Logos are fine if they’re done well, but most importantly the application of a logo is best when on a letterhead or envelope or business card, or maybe a website. I came across a TV show this past week, Garage Rehab with host Richard Rawlings, a well-known TV personality in the automotive world.
Rawlings visits auto repair shops around the country in need of a revamp (usually from top to bottom). He invests a lot of money buy offering the owner of any shop he wants to rehab by telling him he’ll invest on the condition the shop is his until the owner pays him back—a kind of mortgage. And that’s all fine and good, because Rawlings does a remarkable job of revamping the garages, cleaning them up and installing new equipment inside the shop as well as redoing the outside of the establishment to make it more visible to potentially new customers.

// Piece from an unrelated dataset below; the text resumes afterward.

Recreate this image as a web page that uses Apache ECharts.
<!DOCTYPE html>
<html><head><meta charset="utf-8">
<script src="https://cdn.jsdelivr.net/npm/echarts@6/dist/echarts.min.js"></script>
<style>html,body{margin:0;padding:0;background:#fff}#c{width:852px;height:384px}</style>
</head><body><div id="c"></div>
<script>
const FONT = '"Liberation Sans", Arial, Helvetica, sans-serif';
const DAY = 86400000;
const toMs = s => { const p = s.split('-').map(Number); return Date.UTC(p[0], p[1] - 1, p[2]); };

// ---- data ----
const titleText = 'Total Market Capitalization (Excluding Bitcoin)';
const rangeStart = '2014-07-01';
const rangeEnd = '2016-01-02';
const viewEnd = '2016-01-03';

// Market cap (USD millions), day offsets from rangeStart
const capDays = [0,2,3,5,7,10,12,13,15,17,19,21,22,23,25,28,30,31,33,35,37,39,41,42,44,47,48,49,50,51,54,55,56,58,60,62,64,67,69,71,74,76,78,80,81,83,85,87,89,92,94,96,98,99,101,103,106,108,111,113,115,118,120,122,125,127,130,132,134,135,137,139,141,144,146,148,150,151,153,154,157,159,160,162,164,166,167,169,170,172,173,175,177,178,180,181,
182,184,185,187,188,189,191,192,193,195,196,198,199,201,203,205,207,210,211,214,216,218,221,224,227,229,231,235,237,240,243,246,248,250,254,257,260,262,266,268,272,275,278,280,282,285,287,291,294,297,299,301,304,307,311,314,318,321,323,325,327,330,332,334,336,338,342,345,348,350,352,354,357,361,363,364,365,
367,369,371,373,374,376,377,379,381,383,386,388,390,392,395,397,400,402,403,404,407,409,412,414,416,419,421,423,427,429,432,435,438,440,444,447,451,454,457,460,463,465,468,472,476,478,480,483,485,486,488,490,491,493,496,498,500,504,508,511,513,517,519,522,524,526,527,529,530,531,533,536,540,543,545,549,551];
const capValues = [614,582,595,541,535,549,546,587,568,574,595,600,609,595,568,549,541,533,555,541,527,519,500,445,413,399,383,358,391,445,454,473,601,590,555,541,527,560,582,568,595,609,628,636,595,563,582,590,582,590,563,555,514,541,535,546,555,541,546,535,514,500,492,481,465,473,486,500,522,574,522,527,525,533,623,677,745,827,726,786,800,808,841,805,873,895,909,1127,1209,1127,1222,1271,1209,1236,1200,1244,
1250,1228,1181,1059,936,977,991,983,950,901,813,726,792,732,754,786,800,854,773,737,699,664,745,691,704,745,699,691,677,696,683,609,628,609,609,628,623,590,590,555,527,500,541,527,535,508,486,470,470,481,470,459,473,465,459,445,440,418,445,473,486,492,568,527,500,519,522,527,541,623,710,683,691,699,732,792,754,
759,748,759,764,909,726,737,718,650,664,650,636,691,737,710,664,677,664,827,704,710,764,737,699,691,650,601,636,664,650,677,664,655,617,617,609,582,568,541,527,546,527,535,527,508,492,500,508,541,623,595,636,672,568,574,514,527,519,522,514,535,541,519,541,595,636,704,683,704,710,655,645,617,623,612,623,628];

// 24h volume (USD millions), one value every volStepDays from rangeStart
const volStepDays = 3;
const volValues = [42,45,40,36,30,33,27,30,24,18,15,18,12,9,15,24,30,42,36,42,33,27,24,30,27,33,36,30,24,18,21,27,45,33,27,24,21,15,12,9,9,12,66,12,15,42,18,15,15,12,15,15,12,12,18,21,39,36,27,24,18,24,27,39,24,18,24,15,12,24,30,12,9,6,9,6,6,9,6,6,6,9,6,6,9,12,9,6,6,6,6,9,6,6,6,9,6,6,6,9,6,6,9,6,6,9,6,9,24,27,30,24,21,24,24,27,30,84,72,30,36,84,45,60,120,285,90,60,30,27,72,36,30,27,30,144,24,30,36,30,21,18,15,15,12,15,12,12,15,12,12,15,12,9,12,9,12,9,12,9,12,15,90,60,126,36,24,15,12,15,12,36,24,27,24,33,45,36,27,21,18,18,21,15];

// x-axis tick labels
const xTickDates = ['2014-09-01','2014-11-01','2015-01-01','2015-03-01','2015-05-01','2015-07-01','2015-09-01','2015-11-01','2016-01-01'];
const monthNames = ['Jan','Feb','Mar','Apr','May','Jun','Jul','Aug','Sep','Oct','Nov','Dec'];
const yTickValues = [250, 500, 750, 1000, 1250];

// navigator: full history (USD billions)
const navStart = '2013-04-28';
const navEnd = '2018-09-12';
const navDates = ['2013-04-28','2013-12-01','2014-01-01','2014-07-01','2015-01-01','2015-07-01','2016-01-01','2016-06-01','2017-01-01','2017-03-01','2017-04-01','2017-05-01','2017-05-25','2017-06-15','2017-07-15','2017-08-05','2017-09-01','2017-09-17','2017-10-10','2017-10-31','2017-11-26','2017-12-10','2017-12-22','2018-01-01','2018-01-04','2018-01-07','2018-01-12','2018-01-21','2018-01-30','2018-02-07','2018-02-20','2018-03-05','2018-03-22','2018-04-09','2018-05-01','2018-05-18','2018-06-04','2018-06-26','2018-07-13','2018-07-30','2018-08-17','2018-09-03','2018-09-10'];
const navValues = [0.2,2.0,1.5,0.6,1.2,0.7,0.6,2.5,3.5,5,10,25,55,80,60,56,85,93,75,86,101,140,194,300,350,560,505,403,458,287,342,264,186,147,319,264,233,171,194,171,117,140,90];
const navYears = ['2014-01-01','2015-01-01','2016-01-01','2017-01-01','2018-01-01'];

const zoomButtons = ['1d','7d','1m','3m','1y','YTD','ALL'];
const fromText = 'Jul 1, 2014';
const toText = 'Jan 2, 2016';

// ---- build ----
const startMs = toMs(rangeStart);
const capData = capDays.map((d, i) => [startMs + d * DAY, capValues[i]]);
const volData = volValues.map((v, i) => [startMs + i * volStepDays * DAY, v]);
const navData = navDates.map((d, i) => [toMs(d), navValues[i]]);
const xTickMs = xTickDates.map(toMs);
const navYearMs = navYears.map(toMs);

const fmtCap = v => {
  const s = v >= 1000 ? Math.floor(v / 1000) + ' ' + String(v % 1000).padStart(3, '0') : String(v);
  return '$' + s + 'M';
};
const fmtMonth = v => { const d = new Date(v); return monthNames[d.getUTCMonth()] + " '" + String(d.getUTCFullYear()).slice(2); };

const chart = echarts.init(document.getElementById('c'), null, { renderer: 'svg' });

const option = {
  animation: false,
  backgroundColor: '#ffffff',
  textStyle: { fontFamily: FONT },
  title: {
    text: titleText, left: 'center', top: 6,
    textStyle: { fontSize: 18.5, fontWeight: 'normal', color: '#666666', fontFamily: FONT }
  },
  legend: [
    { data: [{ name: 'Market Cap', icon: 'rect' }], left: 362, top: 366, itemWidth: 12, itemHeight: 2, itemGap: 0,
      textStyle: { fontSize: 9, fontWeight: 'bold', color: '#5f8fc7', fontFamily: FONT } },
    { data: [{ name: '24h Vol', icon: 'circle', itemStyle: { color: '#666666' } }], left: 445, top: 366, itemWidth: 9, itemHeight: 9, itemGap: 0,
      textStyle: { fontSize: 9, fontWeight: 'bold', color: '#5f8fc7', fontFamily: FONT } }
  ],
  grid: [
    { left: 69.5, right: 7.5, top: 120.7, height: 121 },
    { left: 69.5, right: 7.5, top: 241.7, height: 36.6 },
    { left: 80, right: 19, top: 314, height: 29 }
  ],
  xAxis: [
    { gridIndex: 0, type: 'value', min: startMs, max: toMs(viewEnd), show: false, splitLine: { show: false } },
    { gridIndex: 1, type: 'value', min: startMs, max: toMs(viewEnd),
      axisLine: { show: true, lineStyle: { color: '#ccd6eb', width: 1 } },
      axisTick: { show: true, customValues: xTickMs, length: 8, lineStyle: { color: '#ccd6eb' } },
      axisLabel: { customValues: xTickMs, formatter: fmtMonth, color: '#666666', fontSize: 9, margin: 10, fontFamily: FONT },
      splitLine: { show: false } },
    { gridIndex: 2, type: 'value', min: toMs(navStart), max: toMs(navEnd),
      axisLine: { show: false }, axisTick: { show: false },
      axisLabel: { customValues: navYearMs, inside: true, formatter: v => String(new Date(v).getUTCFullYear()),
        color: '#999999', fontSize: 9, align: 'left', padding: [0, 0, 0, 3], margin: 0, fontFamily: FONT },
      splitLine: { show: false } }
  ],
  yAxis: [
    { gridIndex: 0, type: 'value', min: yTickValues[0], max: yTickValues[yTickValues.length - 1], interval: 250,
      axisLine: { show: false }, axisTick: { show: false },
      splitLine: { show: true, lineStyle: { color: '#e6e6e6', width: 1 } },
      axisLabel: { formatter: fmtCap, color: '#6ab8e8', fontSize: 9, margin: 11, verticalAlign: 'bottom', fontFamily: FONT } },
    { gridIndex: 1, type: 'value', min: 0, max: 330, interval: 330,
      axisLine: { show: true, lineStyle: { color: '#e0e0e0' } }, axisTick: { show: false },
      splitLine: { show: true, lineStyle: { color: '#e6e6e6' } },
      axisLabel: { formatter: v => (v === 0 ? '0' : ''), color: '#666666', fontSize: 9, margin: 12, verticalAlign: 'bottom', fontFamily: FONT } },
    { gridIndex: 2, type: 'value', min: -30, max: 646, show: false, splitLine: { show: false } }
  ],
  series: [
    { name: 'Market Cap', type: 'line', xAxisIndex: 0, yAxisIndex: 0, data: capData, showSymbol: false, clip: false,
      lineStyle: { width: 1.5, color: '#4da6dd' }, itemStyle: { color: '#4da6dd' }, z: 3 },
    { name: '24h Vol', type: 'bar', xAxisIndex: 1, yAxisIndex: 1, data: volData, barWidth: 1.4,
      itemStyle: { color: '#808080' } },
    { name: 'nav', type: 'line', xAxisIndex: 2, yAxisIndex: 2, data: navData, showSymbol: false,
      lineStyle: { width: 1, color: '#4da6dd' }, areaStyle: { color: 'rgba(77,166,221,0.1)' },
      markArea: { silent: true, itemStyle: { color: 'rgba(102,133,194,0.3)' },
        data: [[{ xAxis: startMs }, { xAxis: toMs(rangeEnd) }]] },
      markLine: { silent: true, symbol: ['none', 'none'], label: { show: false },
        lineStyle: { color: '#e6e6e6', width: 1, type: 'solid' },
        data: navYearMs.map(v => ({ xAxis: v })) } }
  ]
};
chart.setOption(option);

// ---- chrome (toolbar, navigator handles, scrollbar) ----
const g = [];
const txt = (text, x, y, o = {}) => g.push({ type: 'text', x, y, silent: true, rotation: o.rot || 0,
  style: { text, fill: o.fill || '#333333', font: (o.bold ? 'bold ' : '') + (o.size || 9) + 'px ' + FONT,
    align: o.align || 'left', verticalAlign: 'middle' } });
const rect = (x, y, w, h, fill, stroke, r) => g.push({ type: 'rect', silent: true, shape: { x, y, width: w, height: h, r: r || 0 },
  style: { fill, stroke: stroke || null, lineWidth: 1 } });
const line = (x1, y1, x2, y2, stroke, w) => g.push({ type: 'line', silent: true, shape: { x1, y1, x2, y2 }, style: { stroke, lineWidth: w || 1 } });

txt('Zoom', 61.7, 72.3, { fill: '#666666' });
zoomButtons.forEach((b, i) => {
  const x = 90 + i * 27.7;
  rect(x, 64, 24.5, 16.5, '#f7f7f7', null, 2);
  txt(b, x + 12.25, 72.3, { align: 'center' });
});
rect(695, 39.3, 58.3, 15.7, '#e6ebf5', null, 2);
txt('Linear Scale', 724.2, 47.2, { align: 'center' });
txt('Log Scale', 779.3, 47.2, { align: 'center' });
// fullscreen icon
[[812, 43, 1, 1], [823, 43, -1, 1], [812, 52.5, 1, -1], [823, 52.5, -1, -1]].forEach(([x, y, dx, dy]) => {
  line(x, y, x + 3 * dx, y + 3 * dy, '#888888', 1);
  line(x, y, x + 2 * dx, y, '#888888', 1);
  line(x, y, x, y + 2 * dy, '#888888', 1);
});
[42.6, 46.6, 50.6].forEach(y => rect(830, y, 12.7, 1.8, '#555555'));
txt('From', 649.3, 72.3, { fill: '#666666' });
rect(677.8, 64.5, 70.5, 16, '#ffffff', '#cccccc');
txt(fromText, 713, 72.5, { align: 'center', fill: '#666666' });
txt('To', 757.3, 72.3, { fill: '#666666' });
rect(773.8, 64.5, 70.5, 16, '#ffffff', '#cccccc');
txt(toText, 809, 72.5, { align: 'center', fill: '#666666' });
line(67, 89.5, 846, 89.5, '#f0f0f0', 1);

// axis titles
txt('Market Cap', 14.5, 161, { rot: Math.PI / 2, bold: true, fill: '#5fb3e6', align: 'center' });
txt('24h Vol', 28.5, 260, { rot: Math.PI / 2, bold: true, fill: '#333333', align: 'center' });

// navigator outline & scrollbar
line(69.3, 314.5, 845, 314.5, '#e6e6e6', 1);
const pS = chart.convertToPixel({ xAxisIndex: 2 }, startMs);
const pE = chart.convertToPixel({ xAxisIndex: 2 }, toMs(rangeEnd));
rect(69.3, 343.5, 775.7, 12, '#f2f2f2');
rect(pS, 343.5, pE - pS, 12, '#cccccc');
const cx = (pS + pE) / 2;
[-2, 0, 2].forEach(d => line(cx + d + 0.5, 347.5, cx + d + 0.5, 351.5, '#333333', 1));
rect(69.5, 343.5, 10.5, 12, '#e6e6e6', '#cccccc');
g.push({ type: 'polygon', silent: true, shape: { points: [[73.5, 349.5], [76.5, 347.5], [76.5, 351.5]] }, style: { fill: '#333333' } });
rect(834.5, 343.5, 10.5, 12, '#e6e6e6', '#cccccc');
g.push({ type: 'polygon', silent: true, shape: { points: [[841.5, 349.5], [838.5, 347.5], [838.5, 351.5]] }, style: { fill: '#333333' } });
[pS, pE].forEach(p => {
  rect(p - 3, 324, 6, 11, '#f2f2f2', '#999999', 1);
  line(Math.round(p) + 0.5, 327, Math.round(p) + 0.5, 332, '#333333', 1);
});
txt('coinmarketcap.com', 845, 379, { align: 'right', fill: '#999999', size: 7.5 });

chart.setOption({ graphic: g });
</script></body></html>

But what got me about this particular episode was that Rawlings subcontracted the design of the garage’s signage in the form of a logo. And he said the word “logo”. As soon as I heard him say that, I became leery of the application of that design.
This particular auto repair shop, which also does motorcycle repair, is in the middle of Sturgis, South Dakota—a well-known mecca for bikers. Sturgis’ population is only around seven thousand residents, but during the summer’s motorcycle event, the place burgeons to over a million. I trust the revamp of the garage will increase at least the visibility of it, because during the show one of the residents was heard saying he’d driven past the place many times and wasn’t even aware of it.
So the logo, which Rawlings commissioned, looks like a mashup of an iron cross, a crescent wrench, and spiky gothic lettering. And that’s OK on the basic thought of it—after all, in the bikers’ world that iron cross and gothic type fit the motorcycle genre that includes studded black leather and tattoos. I get that. But in practice, the way the “logo” was designed, it looks like it was put together with construction paper and Elmer’s Glue. In application, that design falls way short because its shape hinders it from being well-read from the street (top right). The name of the place, Jacobs Auto Repair, reads way better in the old original version (top left).
Like I stated in this article’s title, a logo is not always appropriate. In this case, signage is, and it needs to be large enough in the space allotted to be read easily. That new logo on the gable of the shop does not work well with all the type crammed into that modified iron cross. A good designer would not hamper his/her own effort by drawing the shape first, leaving him/her handcuffed by having to fit the type into the shape.
I redesigned the logo (only as a design exercise) as signage to include imagery of a wrench and a gear, but kept the Jacobs name large, all the while knowing just where this sign would reside, hence the more horizontal shape.